Climate Warming and Benthivorous Fish Interactively Lead to Regime Shift in Freshwater Ecosystems

Climate change simulation mesocosm facility for the experiment (Image by IHB) 

Shallow lake ecosystems can shift from a clear-water state dominated by macrophytes (good state) to a turbid state dominated by phytoplankton (nuisance state), with loss of key functions and services. The alternative states shift could be due to multiple stressors, such as climate change, eutrophication and alteration in fish communities. However, whether climate warming with other stressors interactively affect macrophytes and trigger regime shifts remains unexplored.   

A research group led by Prof. XU Jun from the Institute of Hydrobiology (IHB) of the Chinese Academy of Sciences demonstrated that warming and benthivorous fish can interactively trigger a regime shift from clear-water conditions dominated by submerged or floating/floating-leaved macrophytes to a turbid state in shallow aquatic ecosystems. The results were published in top classical ecological journal Journal of Applied Ecology.    

In this study, the researchers used 24 climate change simulation mesocosms (2500 L each) to test the single and combined effects of climate warming (+4.5°C) and common carp Cyprinus carpio on phytoplankton, periphyton, turbidity and the abundance of macrophytes.    
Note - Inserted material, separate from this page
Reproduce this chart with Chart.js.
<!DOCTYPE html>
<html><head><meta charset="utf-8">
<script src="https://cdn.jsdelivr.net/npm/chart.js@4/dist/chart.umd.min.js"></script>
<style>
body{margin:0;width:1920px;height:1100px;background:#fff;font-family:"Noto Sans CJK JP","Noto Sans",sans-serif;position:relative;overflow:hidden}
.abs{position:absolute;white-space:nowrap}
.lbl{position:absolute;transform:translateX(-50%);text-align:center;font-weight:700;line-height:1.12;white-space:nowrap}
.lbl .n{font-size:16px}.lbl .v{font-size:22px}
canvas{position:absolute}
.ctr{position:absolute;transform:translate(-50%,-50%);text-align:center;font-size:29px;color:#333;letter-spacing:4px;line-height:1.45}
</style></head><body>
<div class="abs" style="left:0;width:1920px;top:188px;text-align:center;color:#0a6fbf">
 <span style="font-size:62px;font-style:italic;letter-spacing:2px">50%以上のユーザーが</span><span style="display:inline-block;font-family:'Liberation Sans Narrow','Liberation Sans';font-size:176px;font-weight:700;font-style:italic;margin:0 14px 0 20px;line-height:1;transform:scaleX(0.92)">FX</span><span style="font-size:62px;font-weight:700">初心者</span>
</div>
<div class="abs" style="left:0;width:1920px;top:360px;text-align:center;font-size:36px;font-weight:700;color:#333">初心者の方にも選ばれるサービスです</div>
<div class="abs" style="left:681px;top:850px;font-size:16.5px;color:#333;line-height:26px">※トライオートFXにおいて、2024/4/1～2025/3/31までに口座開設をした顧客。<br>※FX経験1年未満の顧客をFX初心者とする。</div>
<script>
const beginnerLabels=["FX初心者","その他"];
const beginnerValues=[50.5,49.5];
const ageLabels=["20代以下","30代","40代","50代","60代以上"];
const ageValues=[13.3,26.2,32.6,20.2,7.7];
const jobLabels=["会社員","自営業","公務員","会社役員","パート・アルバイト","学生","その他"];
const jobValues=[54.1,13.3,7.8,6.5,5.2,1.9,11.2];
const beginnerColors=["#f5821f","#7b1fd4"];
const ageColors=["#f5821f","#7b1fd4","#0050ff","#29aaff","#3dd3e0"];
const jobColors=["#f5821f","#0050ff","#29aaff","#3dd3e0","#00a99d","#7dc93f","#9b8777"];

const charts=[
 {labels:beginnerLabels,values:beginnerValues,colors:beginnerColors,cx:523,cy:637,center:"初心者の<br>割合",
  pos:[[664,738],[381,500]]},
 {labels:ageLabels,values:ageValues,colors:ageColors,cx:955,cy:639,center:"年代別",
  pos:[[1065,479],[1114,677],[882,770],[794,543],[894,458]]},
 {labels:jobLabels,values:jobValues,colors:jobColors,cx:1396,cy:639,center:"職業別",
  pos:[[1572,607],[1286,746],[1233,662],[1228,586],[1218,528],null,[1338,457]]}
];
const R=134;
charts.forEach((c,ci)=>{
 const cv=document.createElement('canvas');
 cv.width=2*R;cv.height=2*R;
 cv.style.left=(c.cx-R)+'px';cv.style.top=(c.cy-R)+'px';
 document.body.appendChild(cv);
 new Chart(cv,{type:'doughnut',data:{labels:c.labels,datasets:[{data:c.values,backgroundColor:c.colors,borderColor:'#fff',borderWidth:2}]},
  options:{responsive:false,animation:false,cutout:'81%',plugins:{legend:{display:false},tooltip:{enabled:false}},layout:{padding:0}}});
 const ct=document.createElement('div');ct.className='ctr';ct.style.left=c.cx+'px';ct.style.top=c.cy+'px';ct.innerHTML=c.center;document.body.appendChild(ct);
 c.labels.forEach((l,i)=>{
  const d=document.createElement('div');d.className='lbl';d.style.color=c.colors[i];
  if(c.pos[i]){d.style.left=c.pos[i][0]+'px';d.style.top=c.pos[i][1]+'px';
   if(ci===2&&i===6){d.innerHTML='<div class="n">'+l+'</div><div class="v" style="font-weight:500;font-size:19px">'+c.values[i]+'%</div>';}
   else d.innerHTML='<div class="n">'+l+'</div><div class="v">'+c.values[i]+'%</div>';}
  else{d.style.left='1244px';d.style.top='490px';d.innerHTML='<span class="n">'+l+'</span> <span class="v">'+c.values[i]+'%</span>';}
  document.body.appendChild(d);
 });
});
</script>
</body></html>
They first analyzed the impacts of warming and fish on the growth of macrophytes, and found that warming enhanced the negative impacts of fish on the abundance of the early-season submerged macrophyte, and warming reversed the impacts of fish on the floating-leaved macrophyte, leading to an overall macrophyte decline.   
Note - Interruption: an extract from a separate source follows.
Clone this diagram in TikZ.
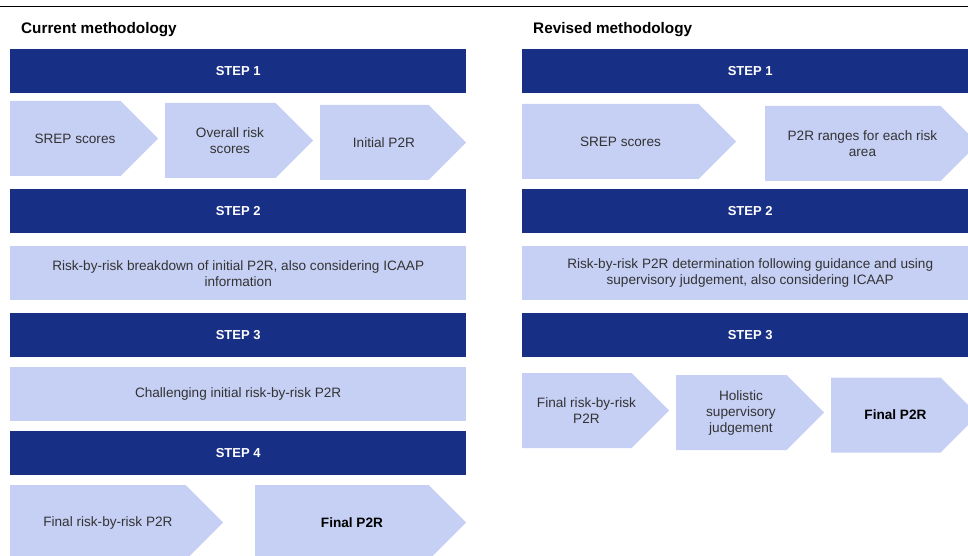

Further structural equation models analysis showed that with the decline of macrophytes, water turbidity and phytoplankton growth significantly increased, resulting in a turbid state in the systems.   

Their results confirmed that benthivorous fish can adversely affect macrophytes through physical disturbance, cascading effects on turbidity, suspended and attached algae (phytoplankton and periphyton) and direct consumption, and such impacts were enhanced under climate warming.   

Xu’s team provides the first experimental evidence for a warming-induced regime shift in shallow aquatic ecosystems, and has implications for managing and restoring aquatic ecosystem.    

In light of their findings, lowering nutrient loading and other measures to reduce the abundance of benthivorous fish, e.g. fish removal and piscivorous fish restocking, may become increasingly important for the management of shallow lakes under global climate change.